Tomorrow is the eleventh anniversary of the September 11, 2001 terrorist attacks. I have been living in a cocoon of denial for those eleven years, refusing to watch video footage of the planes, unable to even consider seeing one of the movies about that day, and avoiding conversations on the topic. I just recently discovered that I can finally approach the subject without breaking into sobs.The World Trade Center was my home away from home for the month of August, 2001.
|The Marriot was in WTC 3. A walk through the lobby of the North Tower and across the bridge got me to work each morning. source|
While I worked at the Financial Center across the street, I stayed at the Marriot WTC, a twenty-two story hotel that was completely dwarfed by the 110-floor towers on either side. There were coffee shops everywhere, and it was nice to get a big cappuccino and sit in the plaza and people-watch. There were so many good restaurants in the hotel and the WTC complex that I didn’t even have to leave the building on busy working nights. There was a huge shopping mall below the WTC, and a big clothing store across the street, so any last-minute necessities could be procured immediately (and late-night shopping urges could be satisfied).

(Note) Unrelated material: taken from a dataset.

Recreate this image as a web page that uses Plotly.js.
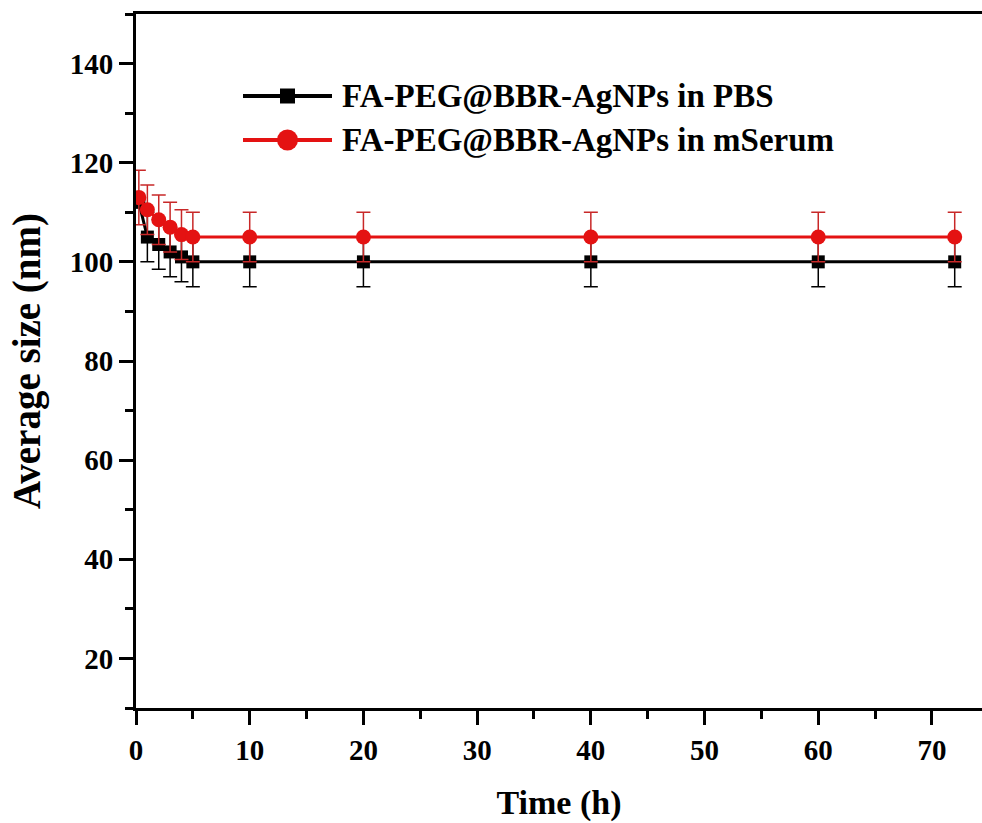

|It was not uncommon to find a tourist sprawled in the middle of the plaza with a camera pointed upwards, trying to get as much of the towers as possible. source|
I had the subway figured out, at least enough so that if I got off at the wrong stop once in a while I didn’t worry, but either got back on the next train or just explored a new area. I walked miles and miles of city streets and was forever getting turned around. I found more neat little shops, tiny churches, and colorful neighborhoods than if I’d somehow found my destination the first time. I dined on caviar at a Russian restaurant, drank sangria at a Spanish restaurant, saw a Broadway show, and found kindred spirits in the Village. I shopped for linen suits (August in New York City!), and shoes to replace the ones I wore out. By the end of my time there I was pretty sure I could stay forever. I enjoyed that assignment in NYC more than any other during my nearly 20 years of on-the-job travel.
|A familiar sight: approaching the towers at street level. source|
Why did I have such a prolonged emotional response? It’s common enough that there are popular theories: survivor guilt, misdirected anger, generalized anxiety. I think it is simpler: just plain grief. It was a strange, terrible day, and it’s been a strange eleven years, but I seem to be waking up from the nightmare finally.
Patriot Day, as we call it now, does not make me feel patriotic, it makes me feel sad. But it also makes me nostalgic for a wonderful summer I had once in New York City. Tomorrow when I take a moment to remember the victims, the rescuers, and the survivors, I will also remember what was there before.